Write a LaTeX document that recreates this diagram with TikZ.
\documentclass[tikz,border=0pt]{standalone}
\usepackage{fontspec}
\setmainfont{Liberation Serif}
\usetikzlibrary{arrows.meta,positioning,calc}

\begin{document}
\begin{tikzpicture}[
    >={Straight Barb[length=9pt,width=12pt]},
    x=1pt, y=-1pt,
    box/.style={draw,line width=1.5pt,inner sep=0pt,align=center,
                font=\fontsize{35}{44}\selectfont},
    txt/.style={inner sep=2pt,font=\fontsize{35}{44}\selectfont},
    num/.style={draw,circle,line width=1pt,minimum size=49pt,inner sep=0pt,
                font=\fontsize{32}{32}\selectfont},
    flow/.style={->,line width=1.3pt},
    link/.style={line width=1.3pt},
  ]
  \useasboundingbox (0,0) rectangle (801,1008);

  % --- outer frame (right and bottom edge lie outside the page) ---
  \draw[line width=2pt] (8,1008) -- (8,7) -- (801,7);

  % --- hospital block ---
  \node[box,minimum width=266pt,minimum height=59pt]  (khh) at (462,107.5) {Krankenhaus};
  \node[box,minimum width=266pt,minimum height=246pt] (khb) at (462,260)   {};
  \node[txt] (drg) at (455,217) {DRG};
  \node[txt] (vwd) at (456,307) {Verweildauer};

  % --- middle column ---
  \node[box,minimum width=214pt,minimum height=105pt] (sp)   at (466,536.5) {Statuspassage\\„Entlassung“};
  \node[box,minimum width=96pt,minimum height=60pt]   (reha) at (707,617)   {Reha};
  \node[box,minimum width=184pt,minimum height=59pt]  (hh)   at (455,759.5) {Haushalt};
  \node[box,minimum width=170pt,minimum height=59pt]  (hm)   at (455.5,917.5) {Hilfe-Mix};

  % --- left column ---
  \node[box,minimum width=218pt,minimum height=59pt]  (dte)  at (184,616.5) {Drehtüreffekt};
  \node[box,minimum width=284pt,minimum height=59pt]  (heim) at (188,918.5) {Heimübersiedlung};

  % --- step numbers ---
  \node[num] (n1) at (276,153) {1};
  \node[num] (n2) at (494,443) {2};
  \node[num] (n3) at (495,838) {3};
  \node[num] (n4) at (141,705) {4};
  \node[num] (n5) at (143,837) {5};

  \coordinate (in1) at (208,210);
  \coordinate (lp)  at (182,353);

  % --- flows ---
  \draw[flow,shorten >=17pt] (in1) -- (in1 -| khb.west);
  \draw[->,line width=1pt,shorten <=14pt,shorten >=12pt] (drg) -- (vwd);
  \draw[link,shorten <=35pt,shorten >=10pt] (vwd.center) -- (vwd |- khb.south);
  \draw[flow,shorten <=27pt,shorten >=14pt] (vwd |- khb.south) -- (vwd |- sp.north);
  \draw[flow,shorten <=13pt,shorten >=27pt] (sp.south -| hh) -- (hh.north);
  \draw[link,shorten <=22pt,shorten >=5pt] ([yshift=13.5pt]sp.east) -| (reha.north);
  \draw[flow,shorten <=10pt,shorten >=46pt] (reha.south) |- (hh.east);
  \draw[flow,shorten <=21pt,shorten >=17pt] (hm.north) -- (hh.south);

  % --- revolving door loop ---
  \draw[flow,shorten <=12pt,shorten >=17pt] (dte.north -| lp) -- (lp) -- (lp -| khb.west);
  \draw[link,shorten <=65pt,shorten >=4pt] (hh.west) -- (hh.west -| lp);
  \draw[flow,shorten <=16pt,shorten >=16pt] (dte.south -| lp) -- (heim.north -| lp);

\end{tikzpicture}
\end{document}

[What is expected] Retype the whole listing above exactly.

[Answer to this task]
Write a LaTeX document that recreates this diagram with TikZ.
\documentclass[tikz,border=0pt]{standalone}
\usepackage{fontspec}
\setmainfont{Liberation Serif}
\usetikzlibrary{arrows.meta,positioning,calc}

\begin{document}
\begin{tikzpicture}[
    >={Straight Barb[length=9pt,width=12pt]},
    x=1pt, y=-1pt,
    box/.style={draw,line width=1.5pt,inner sep=0pt,align=center,
                font=\fontsize{35}{44}\selectfont},
    txt/.style={inner sep=2pt,font=\fontsize{35}{44}\selectfont},
    num/.style={draw,circle,line width=1pt,minimum size=49pt,inner sep=0pt,
                font=\fontsize{32}{32}\selectfont},
    flow/.style={->,line width=1.3pt},
    link/.style={line width=1.3pt},
  ]
  \useasboundingbox (0,0) rectangle (801,1008);

  % --- outer frame (right and bottom edge lie outside the page) ---
  \draw[line width=2pt] (8,1008) -- (8,7) -- (801,7);

  % --- hospital block ---
  \node[box,minimum width=266pt,minimum height=59pt]  (khh) at (462,107.5) {Krankenhaus};
  \node[box,minimum width=266pt,minimum height=246pt] (khb) at (462,260)   {};
  \node[txt] (drg) at (455,217) {DRG};
  \node[txt] (vwd) at (456,307) {Verweildauer};

  % --- middle column ---
  \node[box,minimum width=214pt,minimum height=105pt] (sp)   at (466,536.5) {Statuspassage\\„Entlassung“};
  \node[box,minimum width=96pt,minimum height=60pt]   (reha) at (707,617)   {Reha};
  \node[box,minimum width=184pt,minimum height=59pt]  (hh)   at (455,759.5) {Haushalt};
  \node[box,minimum width=170pt,minimum height=59pt]  (hm)   at (455.5,917.5) {Hilfe-Mix};

  % --- left column ---
  \node[box,minimum width=218pt,minimum height=59pt]  (dte)  at (184,616.5) {Drehtüreffekt};
  \node[box,minimum width=284pt,minimum height=59pt]  (heim) at (188,918.5) {Heimübersiedlung};

  % --- step numbers ---
  \node[num] (n1) at (276,153) {1};
  \node[num] (n2) at (494,443) {2};
  \node[num] (n3) at (495,838) {3};
  \node[num] (n4) at (141,705) {4};
  \node[num] (n5) at (143,837) {5};

  \coordinate (in1) at (208,210);
  \coordinate (lp)  at (182,353);

  % --- flows ---
  \draw[flow,shorten >=17pt] (in1) -- (in1 -| khb.west);
  \draw[->,line width=1pt,shorten <=14pt,shorten >=12pt] (drg) -- (vwd);
  \draw[link,shorten <=35pt,shorten >=10pt] (vwd.center) -- (vwd |- khb.south);
  \draw[flow,shorten <=27pt,shorten >=14pt] (vwd |- khb.south) -- (vwd |- sp.north);
  \draw[flow,shorten <=13pt,shorten >=27pt] (sp.south -| hh) -- (hh.north);
  \draw[link,shorten <=22pt,shorten >=5pt] ([yshift=13.5pt]sp.east) -| (reha.north);
  \draw[flow,shorten <=10pt,shorten >=46pt] (reha.south) |- (hh.east);
  \draw[flow,shorten <=21pt,shorten >=17pt] (hm.north) -- (hh.south);

  % --- revolving door loop ---
  \draw[flow,shorten <=12pt,shorten >=17pt] (dte.north -| lp) -- (lp) -- (lp -| khb.west);
  \draw[link,shorten <=65pt,shorten >=4pt] (hh.west) -- (hh.west -| lp);
  \draw[flow,shorten <=16pt,shorten >=16pt] (dte.south -| lp) -- (heim.north -| lp);

\end{tikzpicture}
\end{document}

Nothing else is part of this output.